Wednesday, February 25, 2009

Changing Expectations

I’ve been quiet, sucked into the daily routine of our extreme makeover. The hope is that we are halfway through. But you know what they say about expectations.

It’s about this time in most projects that I find myself falling into a rut of sorts. The doldrums of the project, I suppose, when the end seems too far away and I second guess what’s been accomplished. Part of me wishes we were done. Part of me wishes we were a few steps back, and I could address some things differently. Part of me knows that, given the way things are, I should just lay low and ride it out for as long as possible. After all, once this is over, real unemployment awaits.

Where I sit now is miles away from where I thought I’d be. I don’t think anyone expects that, five years out of undergraduate school and weighed down by grad school debt, they’d be living in the basement of their parent’s temporary house. And I have it better than many others. I am at least doing work of some sort. Plenty of architects are in a far worse position.

But this isn’t the dream, is it? The one they sell you when you sign up. The one that drives you through late nights, past the criticism, hits to the ego, the numerous hours in front of a computer or at a modeling table. You don’t dream of looking for a new position during an economic crisis. You don’t necessarily plan life goals with the catastrophic collapse of your profession in mind.

If you were to ask me, in school, what I imagined for my life at this point: IDP completed, ARE exams completed and working in a mid-size, respected firm as a project manager of some sort. I’d be in a large city somewhere, on my own, with enough knowledge to be thinking about going out on my own, and the better sense to think about rounding out my experience by jumping to a new ship.

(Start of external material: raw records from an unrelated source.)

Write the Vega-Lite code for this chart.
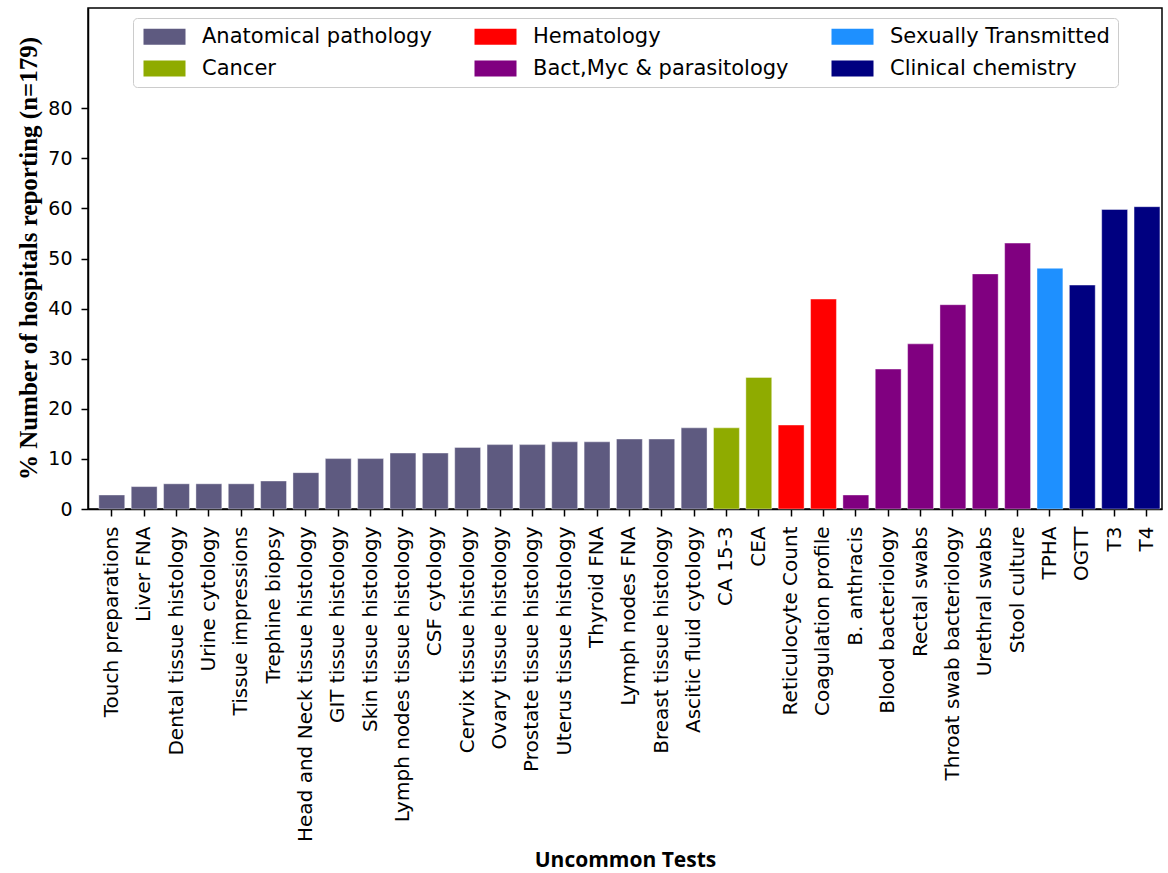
{
  "$schema": "https://vega.github.io/schema/vega-lite/v6.json",
  "autosize": {"type": "none"},
  "width": 1074,
  "height": 501,
  "padding": {"left": 88, "top": 8, "right": 6, "bottom": 364},
  "background": "white",
  "config": {
    "view": {"stroke": "black", "strokeWidth": 1.5},
    "axis": {"grid": false, "domainColor": "black", "domainWidth": 1.5, "tickColor": "black", "tickWidth": 1.5, "labelColor": "black", "titleColor": "black"}
  },
  "data": {
    "values": [
      {"test": "Touch preparations", "value": 2.8, "category": "Anatomical pathology"},
      {"test": "Liver FNA", "value": 4.47, "category": "Anatomical pathology"},
      {"test": "Dental tissue histology", "value": 5.03, "category": "Anatomical pathology"},
      {"test": "Urine cytology", "value": 5.03, "category": "Anatomical pathology"},
      {"test": "Tissue impressions", "value": 5.03, "category": "Anatomical pathology"},
      {"test": "Trephine biopsy", "value": 5.59, "category": "Anatomical pathology"},
      {"test": "Head and Neck tissue histology", "value": 7.26, "category": "Anatomical pathology"},
      {"test": "GIT tissue histology", "value": 10.06, "category": "Anatomical pathology"},
      {"test": "Skin tissue histology", "value": 10.06, "category": "Anatomical pathology"},
      {"test": "Lymph nodes tissue histology", "value": 11.17, "category": "Anatomical pathology"},
      {"test": "CSF cytology", "value": 11.17, "category": "Anatomical pathology"},
      {"test": "Cervix tissue histology", "value": 12.29, "category": "Anatomical pathology"},
      {"test": "Ovary tissue histology", "value": 12.85, "category": "Anatomical pathology"},
      {"test": "Prostate tissue histology", "value": 12.85, "category": "Anatomical pathology"},
      {"test": "Uterus tissue histology", "value": 13.41, "category": "Anatomical pathology"},
      {"test": "Thyroid FNA", "value": 13.41, "category": "Anatomical pathology"},
      {"test": "Lymph nodes FNA", "value": 13.97, "category": "Anatomical pathology"},
      {"test": "Breast tissue histology", "value": 13.97, "category": "Anatomical pathology"},
      {"test": "Ascitic fluid cytology", "value": 16.2, "category": "Anatomical pathology"},
      {"test": "CA 15-3", "value": 16.2, "category": "Cancer"},
      {"test": "CEA", "value": 26.26, "category": "Cancer"},
      {"test": "Reticulocyte Count", "value": 16.76, "category": "Hematology"},
      {"test": "Coagulation profile", "value": 41.9, "category": "Hematology"},
      {"test": "B. anthracis", "value": 2.8, "category": "Bact,Myc & parasitology"},
      {"test": "Blood bacteriology", "value": 27.93, "category": "Bact,Myc & parasitology"},
      {"test": "Rectal swabs", "value": 32.96, "category": "Bact,Myc & parasitology"},
      {"test": "Throat swab bacteriology", "value": 40.78, "category": "Bact,Myc & parasitology"},
      {"test": "Urethral swabs", "value": 46.93, "category": "Bact,Myc & parasitology"},
      {"test": "Stool culture", "value": 53.07, "category": "Bact,Myc & parasitology"},
      {"test": "TPHA", "value": 48.04, "category": "Sexually Transmitted"},
      {"test": "OGTT", "value": 44.69, "category": "Clinical chemistry"},
      {"test": "T3", "value": 59.78, "category": "Clinical chemistry"},
      {"test": "T4", "value": 60.34, "category": "Clinical chemistry"}
    ]
  },
  "mark": {"type": "bar", "stroke": "white", "strokeWidth": 0.8, "strokeOpacity": 0.5},
  "encoding": {
    "x": {
      "field": "test",
      "type": "nominal",
      "sort": null,
      "scale": {"paddingInner": 0.2, "paddingOuter": 0.2, "align": 0.84},
      "axis": {
        "title": "Uncommon Tests",
        "titleFont": "Open Sans",
        "titleFontWeight": "bold",
        "titleFontSize": 21,
        "titleY": 351,
        "titleBaseline": "middle",
        "labelFont": "DejaVu Sans",
        "labelFontSize": 20,
        "labelAngle": -90,
        "labelPadding": 10,
        "tickSize": 7,
        "labelOverlap": false,
        "labelLimit": 0
      }
    },
    "y": {
      "field": "value",
      "type": "quantitative",
      "scale": {"domain": [0, 100], "nice": false},
      "axis": {
        "values": [0, 10, 20, 30, 40, 50, 60, 70, 80],
        "title": "% Number of hospitals reporting (n=179)",
        "titleFont": "Liberation Serif",
        "titleFontWeight": "bold",
        "titleFontSize": 25,
        "titleX": -60,
        "titleY": 250,
        "titleAngle": -90,
        "titleAlign": "center",
        "titleBaseline": "middle",
        "labelFont": "DejaVu Sans",
        "labelFontSize": 19,
        "labelPadding": 9,
        "tickSize": 7
      }
    },
    "color": {
      "field": "category",
      "type": "nominal",
      "scale": {
        "domain": ["Anatomical pathology", "Hematology", "Sexually Transmitted", "Cancer", "Bact,Myc & parasitology", "Clinical chemistry"],
        "range": ["#5e5a80", "#ff0000", "#1e90ff", "#8fab00", "#800080", "#000080"]
      },
      "legend": {
        "title": null,
        "orient": "none",
        "legendX": 45,
        "legendY": 10,
        "direction": "horizontal",
        "columns": 3,
        "columnPadding": 40,
        "rowPadding": 10,
        "padding": 8,
        "fillColor": "white",
        "strokeColor": "#cccccc",
        "cornerRadius": 4,
        "symbolType": "M-1,-1H4.25V1H-1Z",
        "symbolSize": 256,
        "symbolStrokeWidth": 0,
        "symbolOpacity": 1,
        "labelOffset": 40,
        "labelFont": "DejaVu Sans",
        "labelFontSize": 21,
        "labelColor": "black",
        "labelLimit": 0
      }
    }
  }
}
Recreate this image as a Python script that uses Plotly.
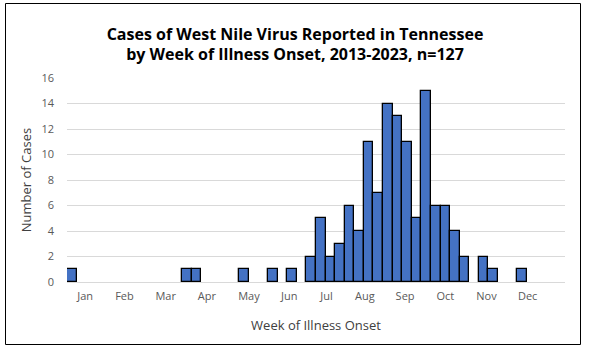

The reality? Well, I’ve tutored, taught, been an administrative bitch, a shoulder to cry on, a student adviser, a student and a junior staff monkey. I made good headway in an office I enjoyed working at, but doing work I didn’t quite fall in love with. (And don’t get me started on the fact that the principal of my firm never bothered to learn my name, even though I was one of the fastest junior members to get promoted.)

Not quite the dream, eh? Hell, it’s not even a direct-to-TV knock-off sequel of the Hollywood feature. For the most part, I’m actually okay with that. I’ve had experiences in the past five years that I never considered for myself while in school. In school, I was sold on the professional practice version of becoming an “Architect”. Who wouldn’t be, since it seemed so clear and simple. Do this, record this, work for this amount of time, and before you know it, you’ll be ready to go.

But, let’s face it. School does not provide enough time or experience to make a definitive decision on how you will practice. In fact, it seems unlikely that during your first, or second, job you’ll have found yourself doing what you want in a manner you wish. You may fall in love with the work, but hate how your firm runs its business. You may find yourself in a firm with solid client relationships, admirable benefits and working environment, but doing work that bores you to death. At one job, you may find yourself filling a niche, which makes you indispensable to the firm, but in no way helps you fulfill all those IDP units. At another, you’ll get all your IDP done without seeing a project from start to finish. It’s a crap shoot they don’t dwell too much on in school.

So, beyond my (to be eventually discussed) rants about the ever-changing standards for sending in IDP units, and the ARE exam format, is my considerable frustration with this so called intern life. This state, between student and Architect, leaves a lot to be desired. Supposedly, I am still learning; that’s the justification by firms for the lower wages we receive versus other professions which require a professional degree. But, since I am not in school, I get to pay back my student loans asap. Since I don’t know enough to practice on my own, I need to go out and find it. But, unlike residency programs for medicine, I can’t guarantee I’ll get the experience I need, in a timely fashion, or in any specific order. In the end, we are responsible for how well we prepare ourselves, especially if we wish to practice on our own. That is a heavy weight to shoulder, given the potential impact of the work we do.

So my expectations have changed. They are still changing, really, given that landing a job, any job, is not a guarantee right now. I know now that so much that awaits students who will, this May, join me in this state of non-professional professional life, will be far from what they were told, far from what they expect. Some will find the direct route to the land of “Architect”, but I think most will find themselves on one of many potential detours.

It’s not that detours are bad. For most, these detours may actually take them to a destination far more suited to their dreams and desires. But I think it’s time for our profession to take a look at how we get from here to there, and what guides we provide to those about to set out. It’s not simple, not easy, and not that clear. And after all the time and effort put in, the expense undertaken to qualify for this profession, the least we can do is make sure everyone understands that.